I have spoken to alot of black people who act like 2008 wasn't that bad or don't remember. I was in banking and felt the opposite. This upcoming recession will be worse than that right?
No one knows till it happens. But I do think the next recession may not be as sharp, but might be very prolonged, kinda like slowly letting an air out of a balloon.
I was still a teen during the last recession. I know my dad was laid off but before his lay off he got another/better job. My mom was still working at the time. Parents actually bought at the bottom of the housing crash.
Speak to me like I’m 6, are the factors leading to inflation vs. the factors leading to recession basically inverse?

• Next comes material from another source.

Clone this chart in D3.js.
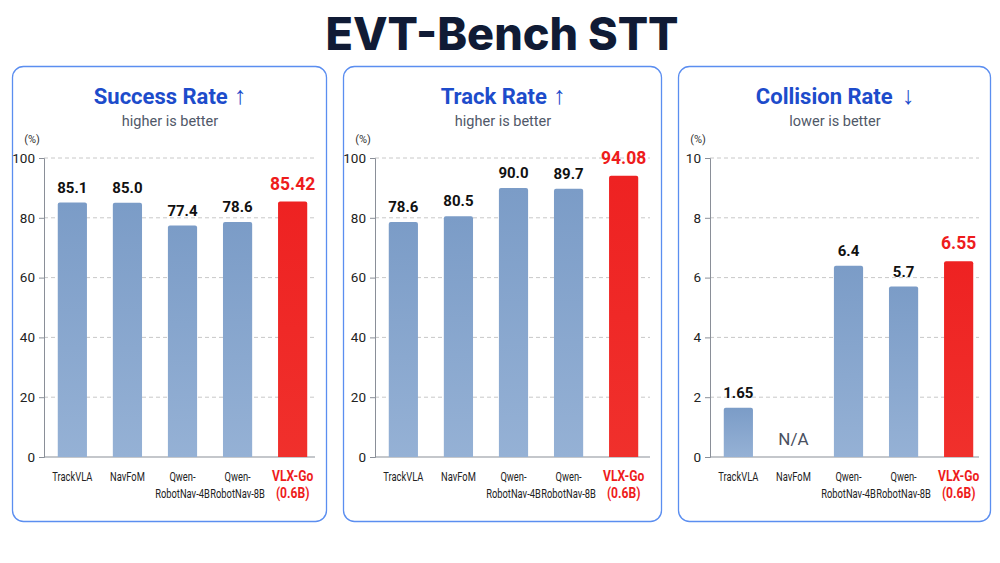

Ie, do we need to hike rates and enter a recession to fight inflation? Other side, would we need to ignore rates and continue to let inflation skyrocket in order to avoid a recession? Is it zero sum?
Inflation is generally a monetary (demand) issue. Too much money chasing too few goods. However, as we’ve seen in the energy markets, there is a supply side component as well.
What the Fed is trying to do is curtail economic demand by making it more expensive to borrow money and thus limit spending (the US is a debt based economy). Interest rates being so low for so long made it “cheap” to get money aka credit. Moreover, the Fed increased the total money supply some 40% in the past 3 years give or take.
In a few months the Fed will start unwinding its balance sheet / selling its assets (bonds, MBS etc) on the open market to try “suck” money out of the system. After that it plans to destroy the money.
In theory, if there is less money chasing goods, that should slow the rate of inflation, but that drop in demand would trigger a recession. But this situation is a little tricky in that there are some aspects of the inflation out of the Fed’s hand, namely energy markets.
You could see a situation where they hike rates but inflation remains high because of the high cost of oil/energy. Since energy is an input in pretty much every industry, an increase in energy costs is almost a direct increase in production, shipping, manufacturing costs which get pushed to the consumer.
Outside chance we could see a recession, high IR, high prices AND relatively high inflation.
Also, the Fed hiking IR isn’t an exact science to cool demand. Just a tool they think will influence spending and borrowing behavior. There are external factors that it doesn’t influence.